Activities: The object of the limited liability company must be restricted to operating as an RSPV, and the company is restricted from engaging in any other activities. An RSPV may only assume risks from a ceding undertaking through reinsurance contracts or assume insurance risks through similar arrangements. Therefore the link with insurance risk is always required, and other types of risk cannot be transferred through RSPVs. The RSPV enters into a risk transfer arrangement with a ceding undertaking, which takes the form of either a reinsurance contract or a similar arrangement for the transfer of insurance or reinsurance risks, such as a derivative contract. As the definition of an RSPV provides, the RSPV then fully funds its exposure to the risks assumed through the proceeds of a debt issuance or other financing mechanism approved by the MFSA. These proceeds are then invested for greater profitability. RSPVs offer management solutions that enable insurance and reinsurance undertakings to better align their risk profile with their risk tolerance. These vehicles can therefore play a major role in facilitating alternative risk transfer, and may provide additional reinsurance capacity at times in which cover through more traditional channels such as reinsurance companies is limited.

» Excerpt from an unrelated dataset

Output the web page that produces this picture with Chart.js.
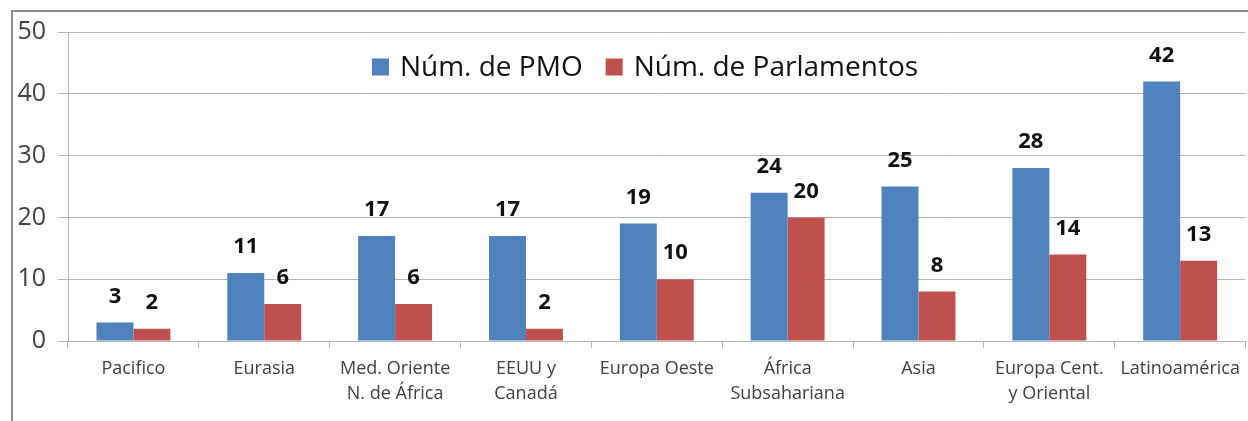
<!DOCTYPE html>
<html>
<head>
<meta charset="utf-8">
<script src="https://cdn.jsdelivr.net/npm/chart.js@4.4.0/dist/chart.umd.min.js"></script>
<style>
  html, body { margin: 0; padding: 0; background: #fff; overflow: hidden; }
  #wrap { position: relative; width: 1248px; height: 421px; }
  #frame { position: absolute; left: 11px; top: 10px; width: 1260px; height: 440px;
           border: 2px solid #8c8c8c; box-sizing: border-box; }
  #cnv { position: absolute; left: 0; top: 0; }
</style>
</head>
<body>
<div id="wrap">
  <div id="frame"></div>
  <canvas id="cnv" width="1248" height="421"></canvas>
</div>
<script>
const regions = [
  'Pacifico', 'Eurasia', ['Med. Oriente', 'N. de África'], ['EEUU y', 'Canadá'],
  'Europa Oeste', ['África', 'Subsahariana'], 'Asia', ['Europa Cent.', 'y Oriental'], 'Latinoamérica'
];
const pmo = [3, 11, 17, 17, 19, 24, 25, 28, 42];
const parlamentos = [2, 6, 6, 2, 10, 20, 8, 14, 13];
const yTicks = [0, 10, 20, 30, 40, 50];

const FONT = "'Open Sans', 'Noto Sans', sans-serif";
const textColor = '#404040';
const gridColor = '#b4b4b4';

// numbers above each bar
const valueLabels = {
  id: 'valueLabels',
  afterDatasetsDraw(chart) {
    const ctx = chart.ctx;
    ctx.save();
    ctx.font = 'bold 22px ' + FONT;
    ctx.fillStyle = '#111';
    ctx.textAlign = 'center';
    ctx.textBaseline = 'bottom';
    chart.data.datasets.forEach((ds, i) => {
      chart.getDatasetMeta(i).data.forEach((bar, j) => {
        ctx.fillText(ds.data[j], bar.x, bar.y - 15);
      });
    });
    ctx.restore();
  }
};

// legend drawn inside the plot area, centred near the top
const innerLegend = {
  id: 'innerLegend',
  afterDraw(chart) {
    const ctx = chart.ctx;
    ctx.save();
    ctx.font = '28px ' + FONT;
    ctx.textBaseline = 'middle';
    const box = 17, gap = 11, spacing = 23;
    const items = chart.data.datasets.map(ds => ({ label: ds.label, color: ds.backgroundColor, w: ctx.measureText(ds.label).width }));
    const total = items.reduce((s, it) => s + box + gap + it.w, 0) + spacing * (items.length - 1);
    let x = 645 - total / 2;
    const y = 67;
    items.forEach(it => {
      ctx.fillStyle = it.color;
      ctx.fillRect(x, y - box / 2, box, box);
      x += box + gap;
      ctx.fillStyle = '#111';
      ctx.fillText(it.label, x, y + 1);
      x += it.w + spacing;
    });
    ctx.restore();
  }
};

new Chart(document.getElementById('cnv'), {
  type: 'bar',
  data: {
    labels: regions,
    datasets: [
      { label: 'Núm. de PMO', data: pmo, backgroundColor: '#4F81BD' },
      { label: 'Núm. de Parlamentos', data: parlamentos, backgroundColor: '#C0504D' }
    ]
  },
  options: {
    responsive: false,
    animation: false,
    devicePixelRatio: 1,
    layout: { padding: { left: 14, top: 32, right: 1, bottom: 0 } },
    plugins: { legend: { display: false }, tooltip: { enabled: false } },
    datasets: { bar: { categoryPercentage: 0.565, barPercentage: 1.0 } },
    scales: {
      x: {
        afterFit: axis => { axis.height = 80; },
        grid: { offset: true, drawOnChartArea: false, drawTicks: true, tickLength: 7, color: gridColor },
        border: { color: gridColor },
        ticks: { color: textColor, font: { family: FONT, size: 18, lineHeight: 1.4 }, padding: 8, maxRotation: 0, autoSkip: false }
      },
      y: {
        min: 0, max: 50,
        afterBuildTicks: axis => { axis.ticks = yTicks.map(v => ({ value: v })); },
        afterFit: axis => { axis.width = 54; },
        grid: { color: gridColor, tickLength: 10 },
        border: { color: gridColor },
        ticks: { color: textColor, font: { family: FONT, size: 25 }, padding: 12 }
      }
    }
  },
  plugins: [valueLabels, innerLegend]
});
</script>
</body>
</html>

Authorisation Process: Procedures for the authorisation of an RSPV for specific use includes Mandatory Conditions required for all Contractual Arrangements to ensure that claims of the providers of capital to the RSPV are at all times subordinated to the reinsurance obligations of the RSPV to the insurance or reinsurance company.

Governance Requirements: Qualifying shareholders and key functionaries must be fit and proper persons and the RSPV’s system of governance needs to be appropriate to the nature, scale and complexity of the risk that the RSPV assumes.

Solvency Requirements: RSPVs must be fully funded at all times, the value of its assets must be equal to or exceed the aggregate maximum risk exposure, so that the RSPV is able to pay the amounts it is liable for as they fall due.

Supervisory Reporting: The RSPV is required to report to the MFSA on the value of its assets, its aggregate maximum exposure, any conflicts of interest, as well as any significant transactions entered into within a reporting period.

Insurance-linked securities

Insurance risk securitisations belong to a broader category of alternative insurance risk transfer often referred to as ART. Insurance securitisation in particular, and ART in general, add to the realm of opportunities that insurers and reinsurers have at their disposal to obtain access to capital resources, in a broader sense, than their own shareholders’ funds. Insurance-Linked Securities (ILS) is a type of financial
instrument used for ART. They are broadly defined as financial instruments whose values are driven by insurance loss events. Typical ILS instruments are those linked to property losses due to natural catastrophes. For investors these represent a unique asset class, the return from which is uncorrelated with that of the general financial market.

One type of insurance-linked security is the catastrophe bond, often referred to as a CAT bond. These bonds provide cover for natural disasters and other uncontrollable events. As of February 2012, securitisation vehicles have had the option to have their securities listed on the European Wholesale Securities Market (EWSM), a European regulated market based in Malta. Listing on the EWSM is advantageous to the issuer as it enhances the publicity and credibility of the securities offering.